Code that draws figures
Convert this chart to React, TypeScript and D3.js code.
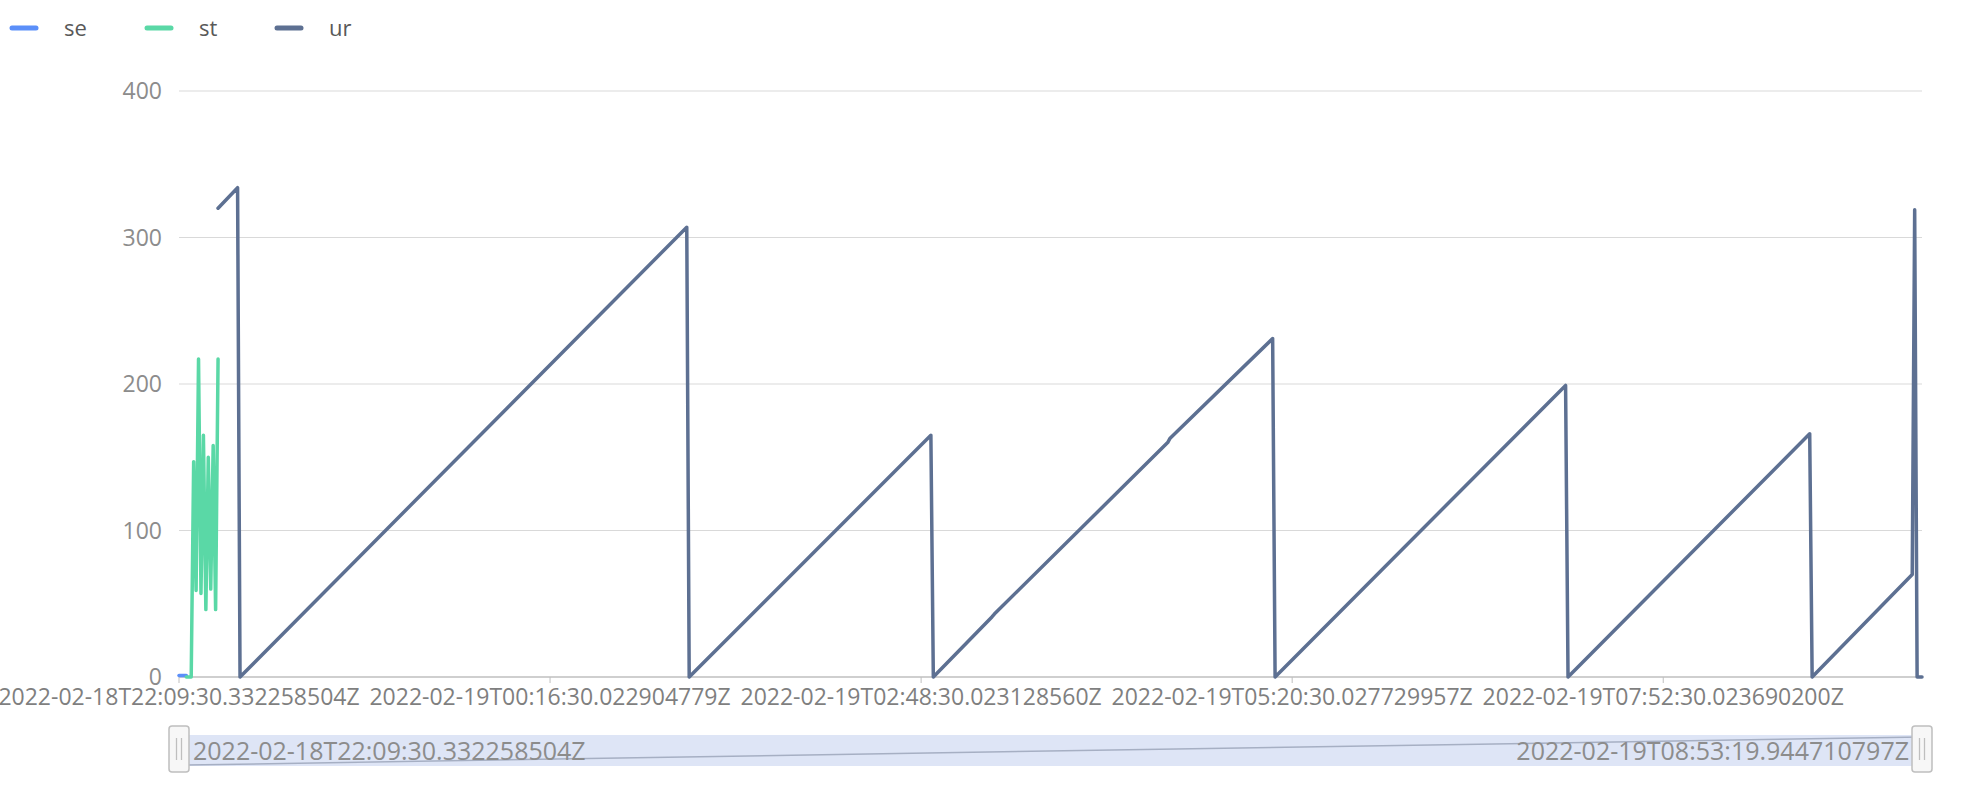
import React from "react";
import * as d3 from "d3";

// ---------- data ----------
const categoryCount = 715;
const tickIndices = [0, 152, 304, 456, 608];
const tickLabels = [
  "2022-02-18T22:09:30.332258504Z",
  "2022-02-19T00:16:30.022904779Z",
  "2022-02-19T02:48:30.023128560Z",
  "2022-02-19T05:20:30.027729957Z",
  "2022-02-19T07:52:30.023690200Z",
];
const sliderStartLabel = "2022-02-18T22:09:30.332258504Z";
const sliderEndLabel = "2022-02-19T08:53:19.944710797Z";
const yTicks = [0, 100, 200, 300, 400];

const seriesNames = ["se", "st", "ur"];
const seriesColors = ["#5B8FF9", "#5AD8A6", "#5D7092"];

const seIdx = [0, 1, 2, 3];
const seVal = [1, 1, 1, 1];

const stIdx = [3, 4, 5, 6, 7, 8, 9, 10, 11, 12, 13, 14, 15, 16];
const stVal = [0, 0, 0, 147, 59, 217, 57, 165, 46, 150, 60, 158, 46, 217];

const urIdx = [16, 24, 25, 208, 209, 308, 309, 333, 334, 405, 406, 448, 449, 568, 569, 668, 669, 710, 711, 712, 714];
const urVal = [320, 334, 0, 307, 0, 165, 0, 41, 43, 160, 163, 231, 0, 199, 0, 166, 0, 70, 319, 0, 0];

// slider trend (normalized shadow values, start/end)
const trendIdx = [3, 714];
const trendVal = [0, 1];

export default function App() {
  const W = 1980, H = 800;
  const left = 179, right = 1922, top = 91, bottom = 677;
  const x = d3.scaleLinear().domain([0, categoryCount - 1]).range([left, right]);
  const y = d3.scaleLinear().domain([0, 400]).range([bottom, top]);
  const font = "'Open Sans', 'Noto Sans', sans-serif";

  const line = d3
    .line<[number, number]>()
    .x((d) => x(d[0]))
    .y((d) => y(d[1]));

  const zip = (a: number[], b: number[]) => a.map((v, i) => [v, b[i]] as [number, number]);
  const series = [zip(seIdx, seVal), zip(stIdx, stVal), zip(urIdx, urVal)];

  // slider
  const sTop = 735, sBot = 766;
  const ys = d3.scaleLinear().domain([0, 1]).range([sBot - 1, sTop + 2]);
  const trendLine = d3
    .line<[number, number]>()
    .x((d) => x(d[0]))
    .y((d) => ys(d[1]));

  const legendX = [10, 145, 275];

  return (
    <svg
      width={W}
      height={H}
      style={{ position: "absolute", left: 0, top: 0, background: "#fff" }}
      fontFamily={font}
    >
      {/* legend */}
      {seriesNames.map((n, i) => (
        <g key={n}>
          <line
            x1={legendX[i] + 2}
            x2={legendX[i] + 26}
            y1={28}
            y2={28}
            stroke={seriesColors[i]}
            strokeWidth={5}
            strokeLinecap="round"
          />
          <text x={legendX[i] + 54} y={28} dy="0.35em" fontSize={22} fill="#595959">
            {n}
          </text>
        </g>
      ))}

      {/* grid + y labels */}
      {yTicks.map((t) => (
        <g key={t}>
          {t !== 0 && (
            <line x1={left} x2={right} y1={y(t)} y2={y(t)} stroke="#D9D9D9" strokeWidth={1} />
          )}
          <text x={162} y={y(t)} dy="0.35em" textAnchor="end" fontSize={23} fill="#8C8C8C">
            {t}
          </text>
        </g>
      ))}

      {/* x axis */}
      <line x1={left} x2={right} y1={bottom} y2={bottom} stroke="#BFBFBF" strokeWidth={1.5} />
      {tickIndices.map((ti, i) => (
        <g key={ti}>
          <line x1={x(ti)} x2={x(ti)} y1={bottom} y2={bottom + 6} stroke="#BFBFBF" strokeWidth={1} />
          <text x={x(ti)} y={705} textAnchor="middle" fontSize={23} fill="#7F7F7F">
            {tickLabels[i]}
          </text>
        </g>
      ))}

      {/* series */}
      {series.map((s, i) => (
        <path
          key={i}
          d={line(s) || ""}
          fill="none"
          stroke={seriesColors[i]}
          strokeWidth={3.5}
          strokeLinejoin="round"
          strokeLinecap="round"
        />
      ))}

      {/* slider */}
      <rect x={left} y={sTop} width={right - left} height={sBot - sTop} fill="#DEE5F6" />
      <path
        d={trendLine(zip(trendIdx, trendVal)) || ""}
        fill="none"
        stroke="#A6AFC3"
        strokeWidth={1.5}
      />
      <text x={193} y={sTop + (sBot - sTop) / 2 + 1} dy="0.35em" fontSize={25} fill="#8C8C8C">
        {sliderStartLabel}
      </text>
      <text
        x={1909}
        y={sTop + (sBot - sTop) / 2 + 1}
        dy="0.35em"
        textAnchor="end"
        fontSize={25}
        fill="#8C8C8C"
      >
        {sliderEndLabel}
      </text>
      {[left, right].map((hx, i) => (
        <g key={i}>
          <rect
            x={hx - 10}
            y={726}
            width={20}
            height={46}
            rx={3}
            fill="#F7F7F7"
            stroke="#BFBFBF"
            strokeWidth={1.5}
          />
          <line x1={hx - 2.5} x2={hx - 2.5} y1={738} y2={760} stroke="#BFBFBF" strokeWidth={1.3} />
          <line x1={hx + 2.5} x2={hx + 2.5} y1={738} y2={760} stroke="#BFBFBF" strokeWidth={1.3} />
        </g>
      ))}
    </svg>
  );
}
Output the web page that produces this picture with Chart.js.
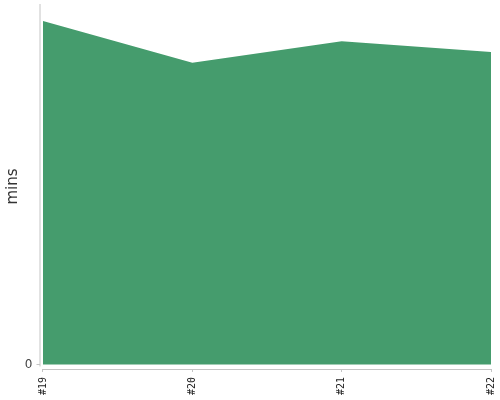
<!DOCTYPE html>
<html>
<head>
<meta charset="utf-8">
<script src="https://cdn.jsdelivr.net/npm/chart.js@4"></script>
<style>
  html, body { margin: 0; padding: 0; background: #fff; }
  #wrap { width: 500px; height: 400px; position: relative; }
</style>
</head>
<body>
<div id="wrap"><canvas id="myChart"></canvas></div>
<script>
const labels = ["#19", "#20", "#21", "#22"];
const mins = [95.3, 83.7, 89.7, 86.7];
const yTicks = [0];

const chart = document.getElementById("myChart");

// axis lines drawn apart from each other, like the original
const axisLines = {
  id: "axisLines",
  afterDraw(c) {
    const ctx = c.ctx;
    const x = c.scales.x, y = c.scales.y;
    const a = c.chartArea;
    ctx.save();
    ctx.strokeStyle = "#c4c4c4";
    ctx.lineWidth = 1;
    ctx.beginPath();
    ctx.moveTo(a.left + 0.5, a.top);
    ctx.lineTo(a.left + 0.5, y.getPixelForValue(0) + 2);
    ctx.moveTo(x.getPixelForValue(0), a.bottom + 0.5);
    ctx.lineTo(x.getPixelForValue(labels.length - 1), a.bottom + 0.5);
    ctx.stroke();
    ctx.restore();
  },
};

new Chart(chart, {
  type: "line",
  data: {
    datasets: [
      {
        label: "mins",
        data: mins.map((v, i) => ({ x: i, y: v })),
        backgroundColor: "rgb(69, 156, 109)",
        borderColor: "rgb(69, 156, 109)",
        borderWidth: 0,
        pointRadius: 0,
        fill: "origin",
        tension: 0,
      },
    ],
  },
  options: {
    responsive: true,
    maintainAspectRatio: false,
    animation: false,
    layout: { padding: { left: 0, top: 4, right: 9, bottom: 0 } },
    plugins: {
      legend: { display: false },
      tooltip: { enabled: false },
    },
    scales: {
      x: {
        type: "linear",
        min: -0.0234,
        max: labels.length - 1,
        afterBuildTicks: (s) => {
          s.ticks = labels.map((l, i) => ({ value: i }));
        },
        afterFit: (s) => {
          s.height = 31;
          s.paddingLeft = 0;
          s.paddingRight = 0;
        },
        grid: {
          display: true,
          drawOnChartArea: false,
          drawTicks: true,
          tickLength: 3,
          color: "#c4c4c4",
        },
        border: { display: false },
        ticks: {
          autoSkip: false,
          maxRotation: 90,
          minRotation: 90,
          padding: 5,
          color: "#222",
          font: { family: "DejaVu Sans Mono", size: 10 },
          callback: (v) => labels[v],
        },
      },
      y: {
        min: -1.25,
        max: 100,
        afterBuildTicks: (s) => {
          s.ticks = yTicks.map((v) => ({ value: v }));
        },
        afterFit: (s) => {
          s.width = 39.5;
          s.paddingTop = 0;
          s.paddingBottom = 0;
        },
        grid: {
          display: true,
          drawOnChartArea: false,
          drawTicks: true,
          tickLength: 3,
          color: "#c4c4c4",
        },
        border: { display: false },
        ticks: {
          padding: 4,
          color: "#444",
          font: { family: "DejaVu Sans", size: 12 },
        },
        title: {
          display: true,
          text: "mins",
          color: "#333",
          font: { family: "DejaVu Sans", size: 15 },
          padding: { top: 4, bottom: 0 },
        },
      },
    },
  },
  plugins: [axisLines],
});
</script>
</body>
</html>
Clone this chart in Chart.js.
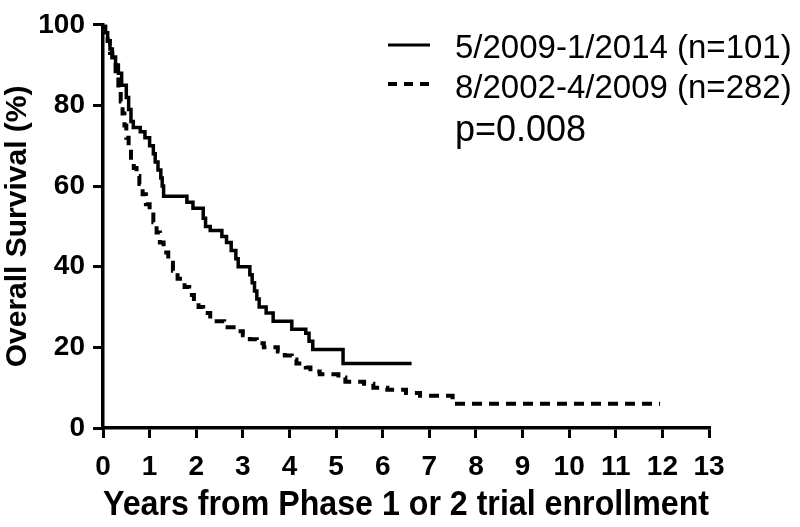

> [Your task]: Report how many lines of the entries hold the word "this". Nothing else is needed.

> [Response to the task]: 3